Free gardening stuff

Free gardening resources are not hard to find. You just have to do a little research and be creative in looking.

Saving your own seeds to use the following year is a great way to cut back on the gardening budget. There are some other benefits to saving seeds as well. One benefit is you have your own garden resources, but those seeds are also conditioned for your climate and may grow better for you than the ones from the previous year.

The plants that survived the previous season were the ones most suited for your climate. When they produced seeds at the end of the season, they did so with the best make up for growing in your area. Click here to see how to save your own seeds

You can take the seeds you have saved and share them with friends and neighbors. They can share their seeds with you and you will have a much bigger variety of garden resources.

My grandma was always getting seeds and starts everywhere she went. She was a fantastic grower, but a big reason for that is she tried to grow a LOT of things. She was also always giving starts and seeds away. I still have a plant she gave me a start from. It’s one of my most prized possessions.
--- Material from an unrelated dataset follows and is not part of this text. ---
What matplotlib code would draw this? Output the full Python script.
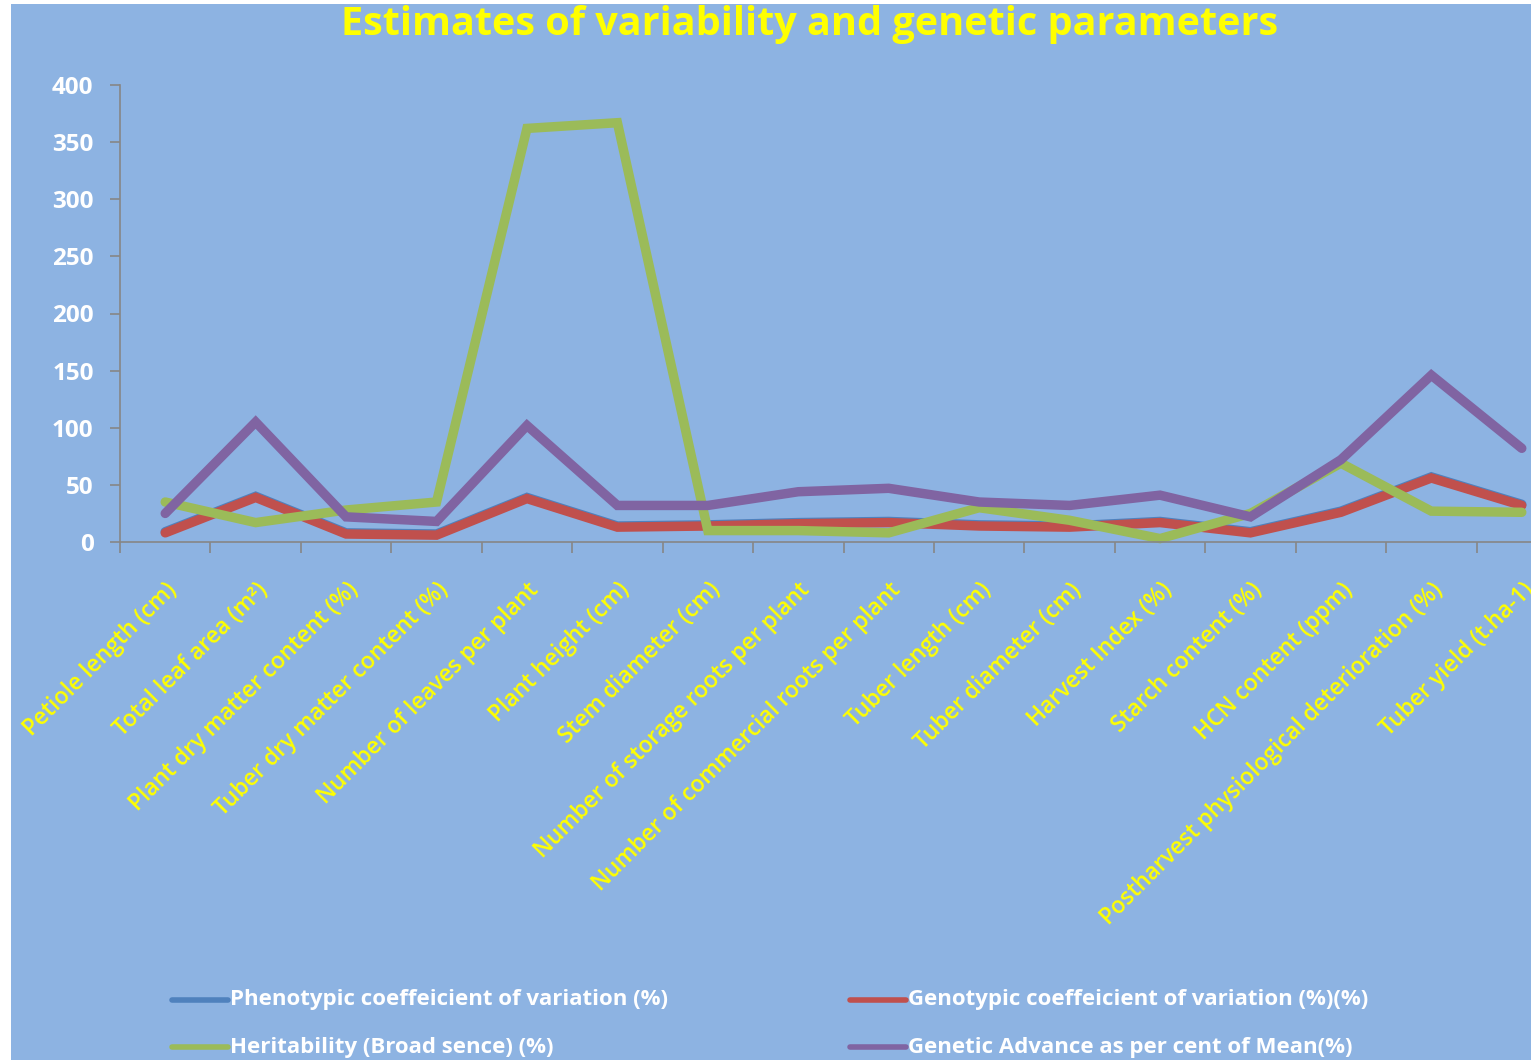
import matplotlib
matplotlib.use("Agg")
import matplotlib.pyplot as plt

plt.rcParams['font.family'] = ['Open Sans', 'DejaVu Sans']

# data
traits = ['Petiole length (cm)', 'Total leaf area (m\u00b2)', 'Plant dry matter content (%)',
          'Tuber dry matter content (%)', 'Number of leaves per plant', 'Plant height (cm)',
          'Stem diameter (cm)', 'Number of storage roots per plant',
          'Number of commercial roots per plant', 'Tuber length (cm)', 'Tuber diameter (cm)',
          'Harvest Index (%)', 'Starch content (%)', 'HCN content (ppm)',
          'Postharvest physiological deterioration (%)', 'Tuber yield (t.ha-1)']
pcv = [9, 40, 8, 7, 39, 14, 15, 17, 18, 15, 14, 18, 9, 27, 57, 33]
gcv = [8, 39, 7, 6, 38, 13, 14, 16, 17, 14, 13, 17, 8, 26, 56, 32]
herit = [35, 17, 28, 35, 362, 367, 10, 10, 8, 30, 19, 3, 25, 69, 27, 26]
ga = [25, 105, 22, 18, 102, 32, 32, 44, 47, 35, 32, 41, 22, 72, 146, 82]
yticks = [0, 50, 100, 150, 200, 250, 300, 350, 400]

series_names = ['Phenotypic coeffeicient of variation (%)', 'Genotypic coeffeicient of variation (%)(%)',
                'Heritability (Broad sence) (%)', 'Genetic Advance as per cent of Mean(%)']
colors = ['#4F81BD', '#C0504D', '#9BBB59', '#8064A2']

bg = '#8DB3E2'
W, H = 1531, 1060
fig = plt.figure(figsize=(W / 100, H / 100), dpi=100)
fig.patch.set_facecolor('white')
# blue panel behind everything
fig.patches.append(plt.Rectangle((11 / W, 0), 1, 1 - 4 / H, transform=fig.transFigure,
                                 facecolor=bg, edgecolor='none', zorder=-10))

ax = fig.add_axes([120 / W, 1 - 542 / H, 1447 / W, 457 / H])
ax.patch.set_alpha(0)

x = list(range(len(traits)))
lw = 6.8
for vals, c in zip([pcv, gcv, herit, ga], colors):
    ax.plot(x, vals, color=c, lw=lw, solid_capstyle='round', solid_joinstyle='miter', clip_on=False)

ax.set_xlim(-0.5, len(traits) - 0.5)
ax.set_ylim(0, 400)
ax.set_yticks(yticks)
ax.set_yticklabels([str(v) for v in yticks], color='white', fontsize=17.5, fontweight='bold')
ax.set_xticks(x)
ax.set_xticklabels(traits, rotation=45, ha='right', va='top', rotation_mode='anchor',
                   color='#FFFF00', fontsize=16.5, fontweight='semibold')
ax.set_xticks([i - 0.5 for i in range(len(traits) + 1)], minor=True)
ax.tick_params(axis='x', which='major', length=0, pad=26)
ax.tick_params(axis='x', which='minor', length=8, width=1.2, color='#868686', direction='out')
ax.tick_params(axis='y', length=7, width=1.2, color='#868686', pad=12)
for side in ['top', 'right']:
    ax.spines[side].set_visible(False)
for side in ['left', 'bottom']:
    ax.spines[side].set_color('#868686')
    ax.spines[side].set_linewidth(1.2)

fig.text(810 / W, 1 - 25 / H, 'Estimates of variability and genetic parameters',
         ha='center', va='center', color='#FFFF00', fontsize=28.5, fontweight='bold')

# legend, two columns of two rows
leg_pos = [(172, 1000), (850, 1000), (172, 1047), (850, 1047)]
for (lx, ly), name, c in zip(leg_pos, series_names, colors):
    fig.add_artist(plt.Line2D([lx / W, (lx + 56) / W], [1 - ly / H, 1 - ly / H],
                              transform=fig.transFigure, color=c, lw=4, solid_capstyle='round'))
    fig.text((lx + 58) / W, 1 - ly / H, name, ha='left', va='center', color='white',
             fontsize=16, fontweight='bold')

fig.savefig('out.png', dpi=100, facecolor='white')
Click here to see another great free resource for the garden

Child taking seeds from adult hand to plant in the garden

Seeds can be collected from annuals, biannuals, perennials, and all kinds of plants. A peach pit can be planted to make a new peach tree. Seed heads form on many types of plants at the end of the season. People used to share their garden resources and pool them together for the best outcome for everyone. Try sharing with some of your friends and neighbors.

Free mulch

Mulch is one of the bet free gardening resources. Mulch blocks out weeds and keeps in moisture. A great garden resource is mulch. There are so many things you can use for mulch. One is spoiled hay or straw that was used as bedding for animals, then piled up for a year to compost. This is teeming with nutrients, a burden for the person getting rid of it, and still has a great amount of structure to cover your beds. Make sure you don’t use any type of fresh animal waste on your plants, it will burn them.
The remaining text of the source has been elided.